Thursday, 13 December 2012

Mick Jagger love letters to Marsha Hunt make £187,000 at auction



A collection of love letters written by Mick Jagger to American singer Marsha Hunt has sold at auction for £187,250.

The "beautifully-written and lyrical" letters were penned in the summer of 1969 while the Rolling Stones frontman was in Australia.

They are believed to be the inspiration for the band's hit single Brown Sugar.

According to Sotheby's the 10 letters had been expected to fetch up to £100,000.

Hunt confessed she was selling them because she needed the money.

"I put these letters in a bank 30 years ago thinking that our daughter would find them valuable as an adult," she told the BBC.

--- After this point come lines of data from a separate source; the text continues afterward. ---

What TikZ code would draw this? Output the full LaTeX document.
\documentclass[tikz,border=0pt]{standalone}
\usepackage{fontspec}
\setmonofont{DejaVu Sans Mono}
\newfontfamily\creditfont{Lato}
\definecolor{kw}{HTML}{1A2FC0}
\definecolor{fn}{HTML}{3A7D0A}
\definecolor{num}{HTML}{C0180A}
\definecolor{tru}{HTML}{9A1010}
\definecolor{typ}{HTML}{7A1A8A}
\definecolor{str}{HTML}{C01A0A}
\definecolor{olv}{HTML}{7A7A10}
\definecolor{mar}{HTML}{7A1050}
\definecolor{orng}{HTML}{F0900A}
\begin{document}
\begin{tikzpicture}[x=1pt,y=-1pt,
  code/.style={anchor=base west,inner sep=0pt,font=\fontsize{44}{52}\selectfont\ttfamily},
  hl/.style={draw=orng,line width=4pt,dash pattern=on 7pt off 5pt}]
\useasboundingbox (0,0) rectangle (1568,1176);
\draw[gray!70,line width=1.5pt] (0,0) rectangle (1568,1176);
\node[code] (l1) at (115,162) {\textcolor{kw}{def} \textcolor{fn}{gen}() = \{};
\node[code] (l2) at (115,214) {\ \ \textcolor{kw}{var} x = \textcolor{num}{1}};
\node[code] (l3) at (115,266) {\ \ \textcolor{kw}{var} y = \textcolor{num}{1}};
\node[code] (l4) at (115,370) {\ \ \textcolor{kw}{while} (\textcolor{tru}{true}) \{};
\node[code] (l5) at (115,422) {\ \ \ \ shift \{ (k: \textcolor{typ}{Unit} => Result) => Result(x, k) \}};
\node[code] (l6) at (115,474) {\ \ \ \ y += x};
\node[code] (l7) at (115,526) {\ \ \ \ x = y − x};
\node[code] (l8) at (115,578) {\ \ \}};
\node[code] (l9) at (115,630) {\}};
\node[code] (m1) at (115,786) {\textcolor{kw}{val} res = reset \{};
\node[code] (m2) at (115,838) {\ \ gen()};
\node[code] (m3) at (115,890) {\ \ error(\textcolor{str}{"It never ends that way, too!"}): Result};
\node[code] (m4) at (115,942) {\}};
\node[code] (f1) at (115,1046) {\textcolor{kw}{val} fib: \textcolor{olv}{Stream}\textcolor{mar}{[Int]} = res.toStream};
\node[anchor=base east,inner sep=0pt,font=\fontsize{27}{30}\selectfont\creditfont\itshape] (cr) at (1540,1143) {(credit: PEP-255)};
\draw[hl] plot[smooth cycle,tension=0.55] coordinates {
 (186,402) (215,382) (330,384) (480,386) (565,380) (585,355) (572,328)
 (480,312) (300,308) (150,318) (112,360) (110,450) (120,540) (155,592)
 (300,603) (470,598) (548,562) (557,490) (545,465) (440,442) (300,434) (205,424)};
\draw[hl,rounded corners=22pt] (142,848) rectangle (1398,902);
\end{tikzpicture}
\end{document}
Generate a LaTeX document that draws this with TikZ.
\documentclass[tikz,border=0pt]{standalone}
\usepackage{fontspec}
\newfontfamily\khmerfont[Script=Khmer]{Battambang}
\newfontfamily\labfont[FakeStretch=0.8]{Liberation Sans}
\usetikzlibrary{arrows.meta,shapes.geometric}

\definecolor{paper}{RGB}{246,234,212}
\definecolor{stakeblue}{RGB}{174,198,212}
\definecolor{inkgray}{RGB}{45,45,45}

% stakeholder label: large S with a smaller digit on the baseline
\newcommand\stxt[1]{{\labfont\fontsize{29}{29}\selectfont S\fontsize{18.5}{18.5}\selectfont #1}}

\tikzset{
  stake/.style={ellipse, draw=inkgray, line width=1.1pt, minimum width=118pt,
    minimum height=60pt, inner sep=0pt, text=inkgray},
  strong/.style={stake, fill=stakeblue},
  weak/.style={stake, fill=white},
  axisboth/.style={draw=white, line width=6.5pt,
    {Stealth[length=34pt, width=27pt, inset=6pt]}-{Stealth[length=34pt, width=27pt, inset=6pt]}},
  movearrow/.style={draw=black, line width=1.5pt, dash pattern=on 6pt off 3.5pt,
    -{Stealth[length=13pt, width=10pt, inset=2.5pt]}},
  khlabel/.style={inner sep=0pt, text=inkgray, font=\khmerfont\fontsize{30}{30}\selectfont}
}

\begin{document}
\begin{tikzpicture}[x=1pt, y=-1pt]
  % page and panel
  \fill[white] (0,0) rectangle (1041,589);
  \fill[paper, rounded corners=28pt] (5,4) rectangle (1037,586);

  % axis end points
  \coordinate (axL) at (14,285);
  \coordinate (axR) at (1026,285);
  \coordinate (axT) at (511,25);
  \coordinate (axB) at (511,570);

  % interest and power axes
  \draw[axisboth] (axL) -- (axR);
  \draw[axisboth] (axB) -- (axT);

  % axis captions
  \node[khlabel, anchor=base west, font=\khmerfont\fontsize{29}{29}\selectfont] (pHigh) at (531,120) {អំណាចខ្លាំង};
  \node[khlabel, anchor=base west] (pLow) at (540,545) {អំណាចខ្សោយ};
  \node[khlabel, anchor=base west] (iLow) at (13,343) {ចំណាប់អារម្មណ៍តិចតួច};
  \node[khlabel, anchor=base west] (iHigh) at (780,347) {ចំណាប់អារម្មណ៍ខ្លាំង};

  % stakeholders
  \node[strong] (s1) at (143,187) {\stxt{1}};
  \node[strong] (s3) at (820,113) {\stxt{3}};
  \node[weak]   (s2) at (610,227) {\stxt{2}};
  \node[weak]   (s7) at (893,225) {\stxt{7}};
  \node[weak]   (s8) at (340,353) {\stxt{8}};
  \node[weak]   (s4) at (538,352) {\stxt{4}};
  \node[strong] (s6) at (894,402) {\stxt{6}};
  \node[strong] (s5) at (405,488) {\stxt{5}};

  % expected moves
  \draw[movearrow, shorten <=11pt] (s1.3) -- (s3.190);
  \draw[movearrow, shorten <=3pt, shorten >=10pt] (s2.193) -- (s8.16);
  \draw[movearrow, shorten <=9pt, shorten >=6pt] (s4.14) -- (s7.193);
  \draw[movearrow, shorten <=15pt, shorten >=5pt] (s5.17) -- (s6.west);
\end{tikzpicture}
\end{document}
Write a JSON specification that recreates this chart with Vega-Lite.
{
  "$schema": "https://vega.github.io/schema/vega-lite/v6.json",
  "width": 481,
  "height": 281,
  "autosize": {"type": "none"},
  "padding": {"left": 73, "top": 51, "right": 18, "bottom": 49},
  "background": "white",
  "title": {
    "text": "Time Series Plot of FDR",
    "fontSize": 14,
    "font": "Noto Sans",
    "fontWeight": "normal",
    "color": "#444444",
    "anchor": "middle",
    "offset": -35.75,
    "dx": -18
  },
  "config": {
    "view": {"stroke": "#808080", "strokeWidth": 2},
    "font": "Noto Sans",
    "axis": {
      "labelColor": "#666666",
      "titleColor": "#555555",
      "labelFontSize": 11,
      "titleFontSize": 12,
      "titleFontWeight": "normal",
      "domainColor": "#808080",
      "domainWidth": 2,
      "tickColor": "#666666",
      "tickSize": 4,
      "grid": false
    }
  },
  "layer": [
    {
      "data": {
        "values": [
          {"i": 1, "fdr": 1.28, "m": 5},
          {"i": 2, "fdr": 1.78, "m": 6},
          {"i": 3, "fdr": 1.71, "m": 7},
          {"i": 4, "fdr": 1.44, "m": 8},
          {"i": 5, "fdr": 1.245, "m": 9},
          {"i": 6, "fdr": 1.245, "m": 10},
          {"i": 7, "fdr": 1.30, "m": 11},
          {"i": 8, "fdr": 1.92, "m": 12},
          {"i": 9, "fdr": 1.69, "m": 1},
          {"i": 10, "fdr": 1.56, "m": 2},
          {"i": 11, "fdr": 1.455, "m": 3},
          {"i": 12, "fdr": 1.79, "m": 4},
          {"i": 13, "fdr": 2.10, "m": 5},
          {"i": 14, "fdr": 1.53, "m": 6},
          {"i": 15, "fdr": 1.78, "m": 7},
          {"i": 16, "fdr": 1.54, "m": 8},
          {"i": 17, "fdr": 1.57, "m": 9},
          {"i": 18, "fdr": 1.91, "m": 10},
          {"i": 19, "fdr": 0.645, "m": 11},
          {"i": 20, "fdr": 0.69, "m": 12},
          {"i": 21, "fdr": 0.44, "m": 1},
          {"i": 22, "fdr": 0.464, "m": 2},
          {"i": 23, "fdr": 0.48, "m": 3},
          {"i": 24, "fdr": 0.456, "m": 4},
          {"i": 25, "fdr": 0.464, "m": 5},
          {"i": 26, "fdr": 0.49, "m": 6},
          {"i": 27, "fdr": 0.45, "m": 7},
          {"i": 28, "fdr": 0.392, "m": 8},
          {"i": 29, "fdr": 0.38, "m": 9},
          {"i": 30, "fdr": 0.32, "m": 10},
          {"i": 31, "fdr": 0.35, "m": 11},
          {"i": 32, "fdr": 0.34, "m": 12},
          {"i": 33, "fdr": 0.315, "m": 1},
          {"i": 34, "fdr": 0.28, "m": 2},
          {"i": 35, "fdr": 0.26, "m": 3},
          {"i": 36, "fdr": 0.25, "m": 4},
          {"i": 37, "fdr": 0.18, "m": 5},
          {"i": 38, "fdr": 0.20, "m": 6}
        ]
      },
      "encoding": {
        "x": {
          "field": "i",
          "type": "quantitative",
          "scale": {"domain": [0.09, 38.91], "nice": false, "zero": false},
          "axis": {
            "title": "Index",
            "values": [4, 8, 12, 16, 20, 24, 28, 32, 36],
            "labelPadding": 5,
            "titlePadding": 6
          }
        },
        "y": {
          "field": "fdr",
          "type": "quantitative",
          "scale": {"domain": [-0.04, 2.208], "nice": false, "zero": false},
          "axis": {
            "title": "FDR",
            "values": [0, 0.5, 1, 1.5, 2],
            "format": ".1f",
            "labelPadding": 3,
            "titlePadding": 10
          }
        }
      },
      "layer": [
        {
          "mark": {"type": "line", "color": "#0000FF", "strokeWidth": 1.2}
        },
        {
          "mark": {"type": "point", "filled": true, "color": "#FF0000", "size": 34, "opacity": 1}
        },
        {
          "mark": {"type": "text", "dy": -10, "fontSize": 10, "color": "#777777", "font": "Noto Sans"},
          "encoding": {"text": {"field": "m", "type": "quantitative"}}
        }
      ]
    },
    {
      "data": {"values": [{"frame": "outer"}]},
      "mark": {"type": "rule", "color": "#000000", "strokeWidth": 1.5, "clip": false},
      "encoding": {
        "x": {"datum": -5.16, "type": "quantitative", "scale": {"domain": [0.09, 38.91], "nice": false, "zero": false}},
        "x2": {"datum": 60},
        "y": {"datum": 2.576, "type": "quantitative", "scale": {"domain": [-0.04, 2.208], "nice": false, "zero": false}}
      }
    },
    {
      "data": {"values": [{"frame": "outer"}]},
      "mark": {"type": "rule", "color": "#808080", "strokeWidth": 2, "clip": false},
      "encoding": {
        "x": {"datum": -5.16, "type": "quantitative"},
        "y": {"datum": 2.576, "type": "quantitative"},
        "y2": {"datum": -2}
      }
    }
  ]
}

"Who could have anticipated that rock 'n roll would remain so popular, that 30 years on this band would still be performing?"

The letters were written to Hunt, the then face of the West End production of Hair, in July and August 1969 while Jagger was filming Ned Kelly in the Australian outback.

At the time, his relationship with Marianne Faithfull was under strain - she was due to play the lead role in the film but attempted suicide in Australia and went back to England.

"The passage of time has given these letters a place in our cultural history," Hunt said after the sale.

"1969 saw the ebbing of a crucial, revolutionary era, highly influenced by such artists as The Beatles, The Rolling Stones, James Brown and Bob Dylan.

"Their inner thoughts should not be the property of only their families, but the public at large, to reveal who these influential artists were - not as commercial images, but their private selves," she said.

Jagger's relationship with Hunt, with whom he had his first child, Karis, was kept under wraps until 1972.

She told the BBC that the term 'love letters' was "possibly the wrong thing to call them".

"There's nothing salacious in them. This is somebody reflecting what is going on in his life at a particular time when, because of his age - he was actually 25 when he went off to Australia - you're really looking at somebody in their artistic prime, talking about filming, talking about music, talking about the future, and they are reflective.

"There has been a growing 50-year history of this person as a writer and as an influence upon young people," she said.

"It would have been criminal for these letters not to become public. One has to look at the fact that somebody has become historically important."

Hunt told the Guardian newspaper that she was selling the letters because she had been unable to pay her bills.

"I'm broke," Hunt, who now lives in France, told the newspaper.

The letters were the centrepiece of an English literature and history sale at Sotheby's which also also included song lyrics and a Rolling Stones playlist.